Required task »
Which lines in the material below contain the word "chart"? Copy each of them.

Exercise inputs »

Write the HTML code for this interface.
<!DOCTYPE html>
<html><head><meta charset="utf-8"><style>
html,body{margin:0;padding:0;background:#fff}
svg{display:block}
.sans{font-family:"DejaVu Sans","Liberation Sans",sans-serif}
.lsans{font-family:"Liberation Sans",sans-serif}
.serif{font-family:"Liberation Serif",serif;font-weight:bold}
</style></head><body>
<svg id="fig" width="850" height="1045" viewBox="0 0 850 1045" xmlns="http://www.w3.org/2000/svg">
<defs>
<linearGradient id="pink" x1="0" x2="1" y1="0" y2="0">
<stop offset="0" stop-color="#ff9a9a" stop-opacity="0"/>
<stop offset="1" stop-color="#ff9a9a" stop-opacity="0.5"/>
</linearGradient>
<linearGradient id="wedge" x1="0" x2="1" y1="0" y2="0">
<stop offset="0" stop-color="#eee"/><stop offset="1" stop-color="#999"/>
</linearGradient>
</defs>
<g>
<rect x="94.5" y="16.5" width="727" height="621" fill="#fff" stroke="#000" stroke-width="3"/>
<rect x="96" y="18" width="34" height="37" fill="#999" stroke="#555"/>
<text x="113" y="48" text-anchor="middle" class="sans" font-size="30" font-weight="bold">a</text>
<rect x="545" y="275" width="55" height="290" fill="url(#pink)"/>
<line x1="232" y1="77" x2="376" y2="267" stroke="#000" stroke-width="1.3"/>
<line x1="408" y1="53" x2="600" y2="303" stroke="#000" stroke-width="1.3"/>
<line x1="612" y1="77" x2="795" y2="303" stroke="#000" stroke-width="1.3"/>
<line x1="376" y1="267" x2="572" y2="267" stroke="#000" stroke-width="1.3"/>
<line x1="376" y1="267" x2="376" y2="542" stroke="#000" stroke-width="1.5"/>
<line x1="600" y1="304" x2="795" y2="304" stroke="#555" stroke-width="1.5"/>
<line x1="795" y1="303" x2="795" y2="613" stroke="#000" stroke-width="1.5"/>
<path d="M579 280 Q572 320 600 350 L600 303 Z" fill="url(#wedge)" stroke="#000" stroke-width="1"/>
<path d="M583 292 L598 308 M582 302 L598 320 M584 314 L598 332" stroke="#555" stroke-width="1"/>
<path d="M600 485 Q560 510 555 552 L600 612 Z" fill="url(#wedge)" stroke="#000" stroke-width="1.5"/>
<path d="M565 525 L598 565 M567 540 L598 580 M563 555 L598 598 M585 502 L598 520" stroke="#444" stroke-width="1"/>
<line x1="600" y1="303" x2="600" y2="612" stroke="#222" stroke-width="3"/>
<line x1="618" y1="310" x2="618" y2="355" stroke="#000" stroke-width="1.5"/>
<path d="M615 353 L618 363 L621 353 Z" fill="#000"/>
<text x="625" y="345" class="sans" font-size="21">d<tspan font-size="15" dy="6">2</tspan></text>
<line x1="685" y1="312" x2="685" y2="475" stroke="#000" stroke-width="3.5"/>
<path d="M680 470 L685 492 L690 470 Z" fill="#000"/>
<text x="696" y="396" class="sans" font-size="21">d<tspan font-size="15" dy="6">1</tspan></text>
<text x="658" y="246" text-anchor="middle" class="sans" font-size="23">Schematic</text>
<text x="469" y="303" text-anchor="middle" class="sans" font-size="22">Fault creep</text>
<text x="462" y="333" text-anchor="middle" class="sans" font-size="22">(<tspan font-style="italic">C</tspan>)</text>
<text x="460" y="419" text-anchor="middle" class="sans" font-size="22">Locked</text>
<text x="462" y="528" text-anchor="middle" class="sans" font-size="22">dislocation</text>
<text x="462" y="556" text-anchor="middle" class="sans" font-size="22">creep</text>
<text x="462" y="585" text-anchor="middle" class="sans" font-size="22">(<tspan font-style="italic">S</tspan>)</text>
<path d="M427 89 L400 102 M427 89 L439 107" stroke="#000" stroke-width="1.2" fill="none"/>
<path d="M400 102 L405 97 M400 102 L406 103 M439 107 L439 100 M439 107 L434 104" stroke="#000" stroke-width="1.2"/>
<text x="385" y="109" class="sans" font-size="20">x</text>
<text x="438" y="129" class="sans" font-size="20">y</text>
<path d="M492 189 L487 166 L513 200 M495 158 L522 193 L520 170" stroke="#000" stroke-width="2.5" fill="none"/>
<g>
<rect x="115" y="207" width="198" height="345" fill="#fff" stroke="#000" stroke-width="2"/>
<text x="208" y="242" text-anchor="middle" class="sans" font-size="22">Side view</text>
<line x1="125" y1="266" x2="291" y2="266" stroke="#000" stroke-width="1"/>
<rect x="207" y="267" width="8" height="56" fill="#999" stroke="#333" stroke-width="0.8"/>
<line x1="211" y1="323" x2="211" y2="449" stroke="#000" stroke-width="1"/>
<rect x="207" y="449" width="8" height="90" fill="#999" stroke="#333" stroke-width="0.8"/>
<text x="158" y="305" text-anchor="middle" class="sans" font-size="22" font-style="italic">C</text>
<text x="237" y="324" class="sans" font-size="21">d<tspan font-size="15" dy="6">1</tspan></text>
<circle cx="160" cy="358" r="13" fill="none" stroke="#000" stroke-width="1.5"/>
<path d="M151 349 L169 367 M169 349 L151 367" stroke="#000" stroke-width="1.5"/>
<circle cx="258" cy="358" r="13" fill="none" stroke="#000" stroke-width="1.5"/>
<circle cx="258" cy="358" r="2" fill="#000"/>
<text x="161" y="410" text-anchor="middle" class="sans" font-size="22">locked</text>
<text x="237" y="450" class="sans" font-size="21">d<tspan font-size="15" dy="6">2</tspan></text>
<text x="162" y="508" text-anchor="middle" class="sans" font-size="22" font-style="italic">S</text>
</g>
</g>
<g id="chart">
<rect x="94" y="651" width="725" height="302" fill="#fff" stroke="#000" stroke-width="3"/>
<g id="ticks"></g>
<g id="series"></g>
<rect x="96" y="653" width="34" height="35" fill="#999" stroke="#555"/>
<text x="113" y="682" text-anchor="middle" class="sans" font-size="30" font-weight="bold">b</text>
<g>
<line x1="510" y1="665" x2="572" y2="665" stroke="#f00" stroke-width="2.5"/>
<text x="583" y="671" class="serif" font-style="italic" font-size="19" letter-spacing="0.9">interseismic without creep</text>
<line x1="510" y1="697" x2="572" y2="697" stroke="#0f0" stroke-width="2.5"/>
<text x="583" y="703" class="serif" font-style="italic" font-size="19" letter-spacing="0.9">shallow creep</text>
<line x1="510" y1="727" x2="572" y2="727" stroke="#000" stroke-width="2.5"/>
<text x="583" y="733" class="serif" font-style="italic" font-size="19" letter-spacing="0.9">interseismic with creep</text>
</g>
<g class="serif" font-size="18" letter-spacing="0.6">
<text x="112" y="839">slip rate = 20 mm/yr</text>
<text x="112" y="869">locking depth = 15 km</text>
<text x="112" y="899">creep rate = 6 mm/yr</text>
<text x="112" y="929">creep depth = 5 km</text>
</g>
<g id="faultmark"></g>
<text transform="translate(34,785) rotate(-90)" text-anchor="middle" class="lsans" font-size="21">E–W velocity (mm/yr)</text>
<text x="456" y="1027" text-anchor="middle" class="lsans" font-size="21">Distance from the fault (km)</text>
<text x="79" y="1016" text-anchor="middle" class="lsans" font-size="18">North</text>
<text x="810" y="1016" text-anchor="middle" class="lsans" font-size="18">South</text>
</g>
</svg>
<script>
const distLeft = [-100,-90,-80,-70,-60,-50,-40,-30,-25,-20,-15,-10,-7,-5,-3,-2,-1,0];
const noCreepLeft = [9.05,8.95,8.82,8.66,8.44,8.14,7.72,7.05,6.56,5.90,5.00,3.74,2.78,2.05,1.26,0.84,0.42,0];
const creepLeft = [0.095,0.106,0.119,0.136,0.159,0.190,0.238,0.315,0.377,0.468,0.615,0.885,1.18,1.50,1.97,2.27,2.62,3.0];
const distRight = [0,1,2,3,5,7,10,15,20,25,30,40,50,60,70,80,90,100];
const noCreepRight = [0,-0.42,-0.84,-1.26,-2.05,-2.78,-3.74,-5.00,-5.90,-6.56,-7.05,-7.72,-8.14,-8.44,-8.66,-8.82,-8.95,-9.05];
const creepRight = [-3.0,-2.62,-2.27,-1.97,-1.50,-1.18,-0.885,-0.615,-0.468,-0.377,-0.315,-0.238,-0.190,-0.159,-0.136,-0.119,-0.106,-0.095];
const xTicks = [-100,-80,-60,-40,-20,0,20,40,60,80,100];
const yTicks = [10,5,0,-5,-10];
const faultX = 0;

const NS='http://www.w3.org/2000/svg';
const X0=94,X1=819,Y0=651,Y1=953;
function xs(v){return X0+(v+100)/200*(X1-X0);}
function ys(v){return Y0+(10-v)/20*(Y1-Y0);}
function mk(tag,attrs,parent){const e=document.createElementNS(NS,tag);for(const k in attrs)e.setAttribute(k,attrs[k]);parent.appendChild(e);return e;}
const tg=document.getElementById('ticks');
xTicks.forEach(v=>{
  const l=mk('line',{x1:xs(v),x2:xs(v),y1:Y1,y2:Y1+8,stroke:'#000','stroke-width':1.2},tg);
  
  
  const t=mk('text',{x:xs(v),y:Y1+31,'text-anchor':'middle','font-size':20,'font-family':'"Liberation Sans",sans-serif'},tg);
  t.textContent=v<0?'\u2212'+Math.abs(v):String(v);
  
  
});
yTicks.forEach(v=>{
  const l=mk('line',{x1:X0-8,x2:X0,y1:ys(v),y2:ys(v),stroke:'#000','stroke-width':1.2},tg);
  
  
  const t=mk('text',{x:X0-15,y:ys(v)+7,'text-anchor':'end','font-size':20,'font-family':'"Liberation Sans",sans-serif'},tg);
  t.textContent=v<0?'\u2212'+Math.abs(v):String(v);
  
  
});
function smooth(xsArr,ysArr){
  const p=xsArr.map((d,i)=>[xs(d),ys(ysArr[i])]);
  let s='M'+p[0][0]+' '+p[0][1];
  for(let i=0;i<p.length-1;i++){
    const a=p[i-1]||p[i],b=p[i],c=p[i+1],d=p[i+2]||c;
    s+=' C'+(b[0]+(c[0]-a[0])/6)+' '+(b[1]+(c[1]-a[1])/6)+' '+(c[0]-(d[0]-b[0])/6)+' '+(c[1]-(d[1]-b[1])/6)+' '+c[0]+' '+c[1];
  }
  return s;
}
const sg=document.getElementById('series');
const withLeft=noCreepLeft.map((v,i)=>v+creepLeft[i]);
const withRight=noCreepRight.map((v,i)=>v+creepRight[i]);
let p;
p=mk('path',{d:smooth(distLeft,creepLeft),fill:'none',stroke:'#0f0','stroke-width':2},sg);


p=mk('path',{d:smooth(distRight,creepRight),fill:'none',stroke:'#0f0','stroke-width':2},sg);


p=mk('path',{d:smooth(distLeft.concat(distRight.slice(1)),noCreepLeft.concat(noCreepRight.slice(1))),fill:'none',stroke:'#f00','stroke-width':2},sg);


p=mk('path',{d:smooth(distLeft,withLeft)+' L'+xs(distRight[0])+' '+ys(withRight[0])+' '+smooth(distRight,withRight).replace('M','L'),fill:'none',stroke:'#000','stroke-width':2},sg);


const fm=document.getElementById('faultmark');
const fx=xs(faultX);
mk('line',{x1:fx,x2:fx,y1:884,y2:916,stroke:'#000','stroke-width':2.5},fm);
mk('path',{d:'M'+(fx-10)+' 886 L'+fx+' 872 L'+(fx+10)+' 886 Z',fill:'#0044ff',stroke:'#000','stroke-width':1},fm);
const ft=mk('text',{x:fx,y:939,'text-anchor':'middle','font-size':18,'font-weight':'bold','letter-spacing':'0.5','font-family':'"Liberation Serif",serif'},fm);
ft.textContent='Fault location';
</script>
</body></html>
...
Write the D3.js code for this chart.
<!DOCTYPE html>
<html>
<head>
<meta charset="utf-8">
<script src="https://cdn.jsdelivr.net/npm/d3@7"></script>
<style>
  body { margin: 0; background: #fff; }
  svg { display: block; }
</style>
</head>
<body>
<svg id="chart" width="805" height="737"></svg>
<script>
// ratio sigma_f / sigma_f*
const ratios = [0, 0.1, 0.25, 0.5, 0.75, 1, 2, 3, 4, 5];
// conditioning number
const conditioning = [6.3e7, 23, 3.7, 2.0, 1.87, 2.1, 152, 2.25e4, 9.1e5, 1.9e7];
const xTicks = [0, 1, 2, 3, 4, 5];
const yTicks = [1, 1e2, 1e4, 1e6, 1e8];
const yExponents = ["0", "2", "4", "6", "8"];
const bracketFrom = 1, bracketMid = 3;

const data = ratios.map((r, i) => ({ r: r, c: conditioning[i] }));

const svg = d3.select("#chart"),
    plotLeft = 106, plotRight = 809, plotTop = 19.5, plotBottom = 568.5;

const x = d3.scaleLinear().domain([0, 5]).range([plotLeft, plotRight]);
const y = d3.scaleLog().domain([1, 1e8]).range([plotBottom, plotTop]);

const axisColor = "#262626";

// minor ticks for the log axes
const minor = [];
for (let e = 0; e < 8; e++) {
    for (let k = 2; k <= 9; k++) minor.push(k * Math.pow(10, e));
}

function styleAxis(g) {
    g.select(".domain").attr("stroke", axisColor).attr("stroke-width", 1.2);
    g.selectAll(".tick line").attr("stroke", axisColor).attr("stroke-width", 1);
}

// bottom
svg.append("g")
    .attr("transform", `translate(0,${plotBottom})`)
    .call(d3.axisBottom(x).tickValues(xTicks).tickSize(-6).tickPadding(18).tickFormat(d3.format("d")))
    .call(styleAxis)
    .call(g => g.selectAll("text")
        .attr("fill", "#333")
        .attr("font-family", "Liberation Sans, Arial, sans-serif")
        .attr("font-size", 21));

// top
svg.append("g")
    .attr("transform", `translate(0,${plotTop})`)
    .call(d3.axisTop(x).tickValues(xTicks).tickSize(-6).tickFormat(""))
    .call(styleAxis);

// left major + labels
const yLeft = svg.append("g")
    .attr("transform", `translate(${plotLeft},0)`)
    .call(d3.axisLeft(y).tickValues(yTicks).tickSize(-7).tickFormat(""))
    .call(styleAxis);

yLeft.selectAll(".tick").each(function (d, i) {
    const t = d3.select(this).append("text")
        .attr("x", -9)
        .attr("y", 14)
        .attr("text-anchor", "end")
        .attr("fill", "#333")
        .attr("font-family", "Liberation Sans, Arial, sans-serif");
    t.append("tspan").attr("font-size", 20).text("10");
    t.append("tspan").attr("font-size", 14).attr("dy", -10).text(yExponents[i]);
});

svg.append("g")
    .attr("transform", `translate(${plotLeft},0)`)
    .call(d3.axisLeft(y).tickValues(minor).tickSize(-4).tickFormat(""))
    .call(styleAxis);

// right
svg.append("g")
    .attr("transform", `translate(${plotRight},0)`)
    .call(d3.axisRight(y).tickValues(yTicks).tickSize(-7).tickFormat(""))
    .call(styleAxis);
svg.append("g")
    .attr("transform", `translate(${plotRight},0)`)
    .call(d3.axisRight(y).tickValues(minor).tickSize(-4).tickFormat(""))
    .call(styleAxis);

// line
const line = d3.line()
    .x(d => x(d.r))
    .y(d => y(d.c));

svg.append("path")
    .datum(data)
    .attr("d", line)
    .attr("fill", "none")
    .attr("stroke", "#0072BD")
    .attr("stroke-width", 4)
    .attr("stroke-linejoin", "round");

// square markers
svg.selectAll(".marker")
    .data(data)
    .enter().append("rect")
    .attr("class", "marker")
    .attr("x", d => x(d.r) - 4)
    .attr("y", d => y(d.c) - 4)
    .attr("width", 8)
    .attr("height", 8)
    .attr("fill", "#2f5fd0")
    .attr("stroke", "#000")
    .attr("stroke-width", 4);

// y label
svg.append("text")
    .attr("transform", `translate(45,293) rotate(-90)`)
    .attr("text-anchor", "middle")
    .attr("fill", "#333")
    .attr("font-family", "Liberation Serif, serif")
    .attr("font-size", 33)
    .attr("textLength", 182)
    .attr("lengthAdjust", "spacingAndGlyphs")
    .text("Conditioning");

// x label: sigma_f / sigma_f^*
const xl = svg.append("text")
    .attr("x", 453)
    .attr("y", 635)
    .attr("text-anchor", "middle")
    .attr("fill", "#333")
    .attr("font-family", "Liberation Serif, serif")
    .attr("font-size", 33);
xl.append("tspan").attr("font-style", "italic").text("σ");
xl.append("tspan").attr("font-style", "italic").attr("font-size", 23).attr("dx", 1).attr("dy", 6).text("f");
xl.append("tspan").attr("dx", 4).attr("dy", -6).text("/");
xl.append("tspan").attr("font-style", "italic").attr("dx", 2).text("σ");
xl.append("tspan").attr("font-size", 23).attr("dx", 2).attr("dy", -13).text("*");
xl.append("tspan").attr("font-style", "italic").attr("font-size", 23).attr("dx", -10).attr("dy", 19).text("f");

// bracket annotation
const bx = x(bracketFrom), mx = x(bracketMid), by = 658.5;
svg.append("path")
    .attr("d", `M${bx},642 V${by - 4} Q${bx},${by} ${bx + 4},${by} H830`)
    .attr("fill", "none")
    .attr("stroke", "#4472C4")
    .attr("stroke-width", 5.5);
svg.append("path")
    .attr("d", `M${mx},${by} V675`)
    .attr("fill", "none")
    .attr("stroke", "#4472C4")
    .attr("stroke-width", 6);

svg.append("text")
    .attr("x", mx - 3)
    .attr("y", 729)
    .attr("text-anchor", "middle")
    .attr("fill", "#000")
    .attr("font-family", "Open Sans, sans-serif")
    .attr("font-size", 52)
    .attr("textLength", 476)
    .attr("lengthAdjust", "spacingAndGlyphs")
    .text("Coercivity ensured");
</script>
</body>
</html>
---
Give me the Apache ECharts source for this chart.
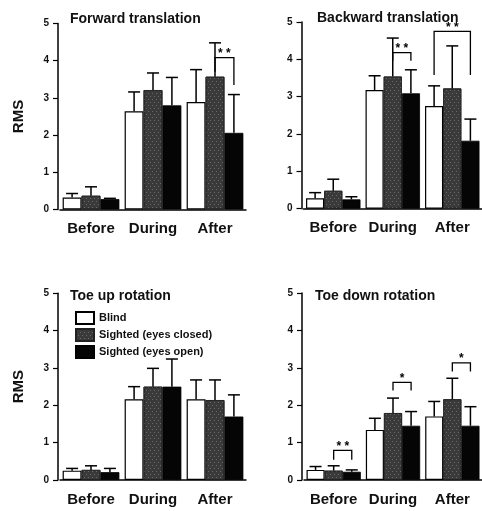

Exercise answer »
<g id="chart">
Write the D3.js code for this chart.
<svg id="chart" width="805" height="737"></svg>
const svg = d3.select("#chart"),
Give me the Apache ECharts source for this chart.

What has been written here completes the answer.